Tous ces airs inédits ont été écrits au XVIIIsiècle sur des textes du légendaire librettiste Pietro Metastasio, par des compositeurs comme Porpora, Hasse, Galuppi et d’autres beaucoup moins connus. C’est le directeur de Clavecin en concert, le claveciniste Luc Beauséjour, qui en a assuré l’édition, en collaboration avec le graveur Pierre Gouin. Le tout fera l’objet d’un enregistrement, le troisième de Julie Boulianne avec l’ensemble.

Et après ? « Je suis ici pour un bon bout de temps », assure la chanteuse.

Elle chantera Donna Elvira dans la production de Don Giovanni de Mozart, de l’Opéra de Québec, au mois de mai, avant de rejoindre l’Orchestre symphonique du Saguenay–Lac-Saint-Jean.

Julie Boulianne sera de retour en Europe en juin pour chanter Dorabella dans Così fan tutte de Mozart, au Royal Opera House de Londres, avant ses débuts dans le rôle d’Octavian du Chevalier à la rose de Richard Strauss, au Théâtre de la Monnaie. Bref, ce ne sont pas les projets qui manquent.

Aussi au programme

Du grand piano à Bourgie

PHOTO FOURNIE PAR LA SALLE BOURGIE

Gabriela Montero

Deux grandes dames du clavier se produiront bientôt à la salle Bourgie. Le 12 mars, c’est la Vénézuélienne Gabriela Montero, qui s’était produite dans cette même salle en 2019, qui se fera entendre dans un programme russe (Prokofiev, Stravinsky et Rachmaninov), en plus d’improviser sur le film L’émigrant de Chaplin. La Britannique Imogen Cooper lui succédera le 3 avril dans Beethoven, Schubert et Adès.

Un ensemble phare au LMMC

PHOTO FOURNIE PAR LE FAURÉ QUARTETT

Le Fauré Quartett

Peu de formations se consacrent à temps plein aux œuvres pour quatuor à cordes avec piano. Le Fauré Quartett, fondé en Allemagne en 1995, est l’une des plus prestigieuses. Les quatre musiciens joueront Brahms et Fauré à la salle Pollack le dimanche 20 mars en après-midi dans le cadre de la saison du Ladies’ Morning Music Club. Réservation obligatoire au 514 932-6796, au 514 708-6796 ou par courriel à info@lmmc.ca.

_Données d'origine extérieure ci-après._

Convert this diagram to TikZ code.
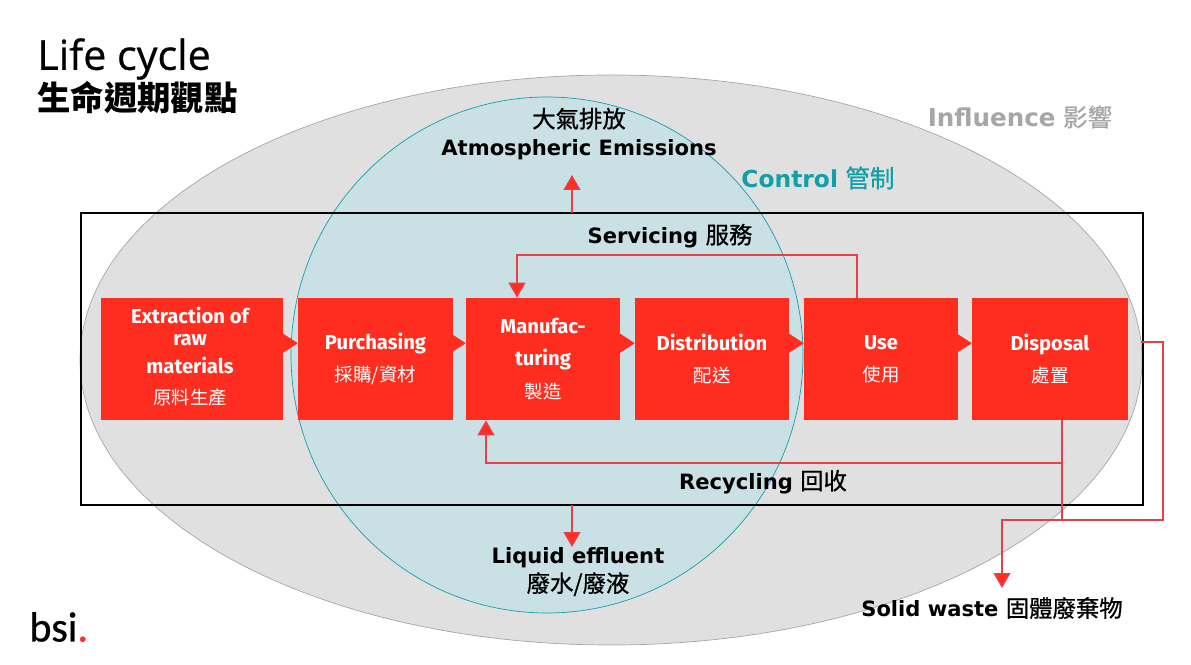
\documentclass[tikz,border=0pt]{standalone}
\usepackage{fontspec}
\setmainfont{DejaVu Sans}
\newfontfamily\boxfont{Fira Sans}
\newfontfamily\titlefont[FakeBold=0.6]{Open Sans}
\newfontfamily\logofont[FakeBold=0.8]{Carlito}
\newfontfamily\cjkfont{Noto Sans CJK TC}
\newfontfamily\cjkmedium[FakeBold=0.8]{Noto Sans CJK TC}
\usetikzlibrary{arrows.meta}
\definecolor{boxred}{HTML}{FF2D20}
\definecolor{linered}{HTML}{E8404A}
\definecolor{influencegray}{HTML}{E0E0E0}
\definecolor{controlblue}{HTML}{C9E0E4}
\definecolor{controlteal}{HTML}{12A0A8}
\newcommand{\boxcjk}[1]{{\cjkfont\mdseries\fontsize{10.5}{12}\selectfont #1}}
\newcommand{\labelcjk}[1]{{\cjkmedium\mdseries\fontsize{13.3}{18}\selectfont #1}}
\tikzset{
    boxtext/.style={inner sep=0pt, align=center, text=white, font=\boxfont\bfseries\fontsize{11.5}{14}\selectfont},
    redbox/.style={boxtext, fill=boxred, minimum height=2.44cm},
    redline/.style={draw=linered, line width=0.8pt},
    redarrow/.style={redline, -{Triangle[length=8.5pt,width=9.6pt,fill=boxred]}},
    chevron/.style={draw=boxred, line width=0.2pt, -{Triangle[length=8.5pt,width=11pt,fill=boxred]}},
    label/.style={font=\bfseries\fontsize{12}{16}\selectfont, align=center, inner sep=0pt}
}
\begin{document}
\begin{tikzpicture}[x=0.02cm, y=-0.02cm]
        \useasboundingbox (0,0) rectangle (1191,665);
        % the two zones
        \draw[fill=influencegray, draw=gray!70] (611,360) ellipse [x radius=531, y radius=285];
        \draw[fill=controlblue, draw=controlteal] (547,355) ellipse [x radius=256, y radius=258];
        \draw[black, line width=0.8pt] (81,213) rectangle (1143,505);
        % title and logo
        \node[anchor=west, inner sep=0pt, font=\titlefont\fontsize{23.5}{28}\selectfont] (title) at (37,59) {Life cycle};
        \node[anchor=west, inner sep=0pt, font=\cjkfont\bfseries\fontsize{19}{24}\selectfont] (titlecjk) at (37,98) {生命週期觀點};
        \node[anchor=west, inner sep=0pt, font=\logofont\fontsize{24}{30}\selectfont] (logo) at (29,627) {bsi\textcolor{boxred}{.}};
        % life cycle stages
        \node[redbox, minimum width=3.64cm] (extract) at (192,359) {};
        \node[boxtext] (extracttext) at (190,357) {Extraction of\\[-1.5pt]raw\\[1.5pt]materials\\[4pt]\boxcjk{原料生產}};
        \node[redbox, minimum width=3.1cm] (purchase) at (375.5,359) {Purchasing\\[4pt]\boxcjk{採購/資材}};
        \node[redbox, minimum width=3.08cm] (manu) at (543,359) {Manufac-\\[4pt]turing\\[5pt]\boxcjk{製造}};
        \node[redbox, minimum width=3.08cm] (distrib) at (712,359) {Distribution\\[4pt]\boxcjk{配送}};
        \node[redbox, minimum width=3.08cm] (use) at (881,359) {Use\\[4pt]\boxcjk{使用}};
        \node[redbox, minimum width=3.12cm] (disposal) at (1050,359) {Disposal\\[4pt]\boxcjk{處置}};
        \foreach \from/\to in {extract/purchase, purchase/manu, manu/distrib, distrib/use, use/disposal}
            \draw[chevron] ([yshift=9pt]\from.east) -- ([yshift=9pt]\to.west);
        % labels
        \node[label] (air) at (579,134) {\labelcjk{大氣排放}\\Atmospheric Emissions};
        \node[label, text=gray!70] (influence) at (1020,117) {{\fontsize{14}{18}\selectfont Influence} {\cjkmedium\mdseries\fontsize{14}{18}\selectfont 影響}};
        \node[label, text=controlteal] (control) at (818,178) {{\fontsize{13.3}{18}\selectfont Control} {\cjkmedium\mdseries\fontsize{14}{18}\selectfont 管制}};
        \node[label] (servicing) at (670,236) {Servicing \labelcjk{服務}};
        \node[label] (recycling) at (763,482) {Recycling \labelcjk{回收}};
        \node[label] (liquid) at (578,572) {Liquid effluent\\\labelcjk{廢水/廢液}};
        \node[label] (solid) at (992,608) {Solid waste \labelcjk{固體廢棄物}};
        % flows
        \coordinate (airfoot) at (572,213);
        \coordinate (airtip) at (572,175);
        \coordinate (liquidfoot) at (572,505);
        \coordinate (liquidtip) at (572,547);
        \coordinate (svccorner) at (517,255);
        \coordinate (recycorner) at (486,463);
        \coordinate (wastecorner) at (1002,520);
        \coordinate (wastetip) at (1002,588);
        \coordinate (dispright) at (1141,342);
        \coordinate (rightcorner) at (1163,342);
        \draw[redarrow] (airfoot) -- (airtip);
        \draw[redarrow] (liquidfoot) -- (liquidtip);
        \draw[redarrow] ([xshift=-0.48cm]use.north) |- (svccorner) -- (svccorner |- manu.north);
        \draw[redarrow] ([xshift=0.24cm]disposal.south) |- (recycorner) -- (recycorner |- manu.south);
        \draw[redarrow] ([xshift=0.24cm]disposal.south) |- (wastecorner) -- (wastetip);
        \draw[redline] (dispright) -- (rightcorner) |- (wastecorner);
    \end{tikzpicture}
\end{document}
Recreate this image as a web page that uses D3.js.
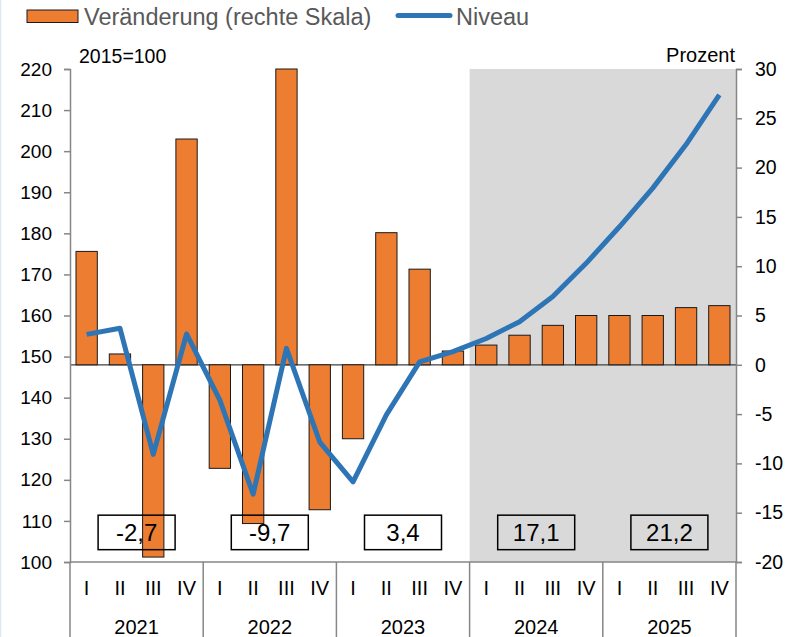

En attendant l’Opéra de Montréal…

PHOTO PIERRE CHASSE, TIRÉE DE LA PAGE FACEBOOK DE POLLACK HALL

La salle Pollack de l’Université McGill

Pour entendre de l’opéra en salle en attendant la Flûte enchantée de Mozart en mai à l’Opéra de Montréal, les amateurs d’art lyrique se rendront impérativement à la salle Pollack de l’Université McGill les 25 et 26 mars pour assister à l’opéra Don Giovanni du même compositeur, et ce, à prix d’ami. Les étudiants de l’établissement se produiront sous la direction du chef Stephen Hargreaves et du metteur en scène Patrick Hansen.

Le Concerto de Québec, bis

PHOTO OLIVIER JEAN, ARCHIVES LA PRESSE

Le pianiste Alain Lefèvre

Après avoir été joué par le pianiste Jean-Philippe Sylvestre à la Maison symphonique en février en compagnie de l’Orchestre Métropolitain, le désormais célèbre Concerto no 3, dit « de Québec », d’André Mathieu sera redonné sur la même scène le 2 avril par son plus grand défenseur, le pianiste Alain Lefèvre. Il sera accompagné par les musiciens de l’Orchestre Philharmonique et Chœur des Mélomanes (OPCM) sous la direction du jeune Francis Choinière, qui offriront également la non moins fameuse Symphonie no 9 « du Nouveau Monde » de Dvořák.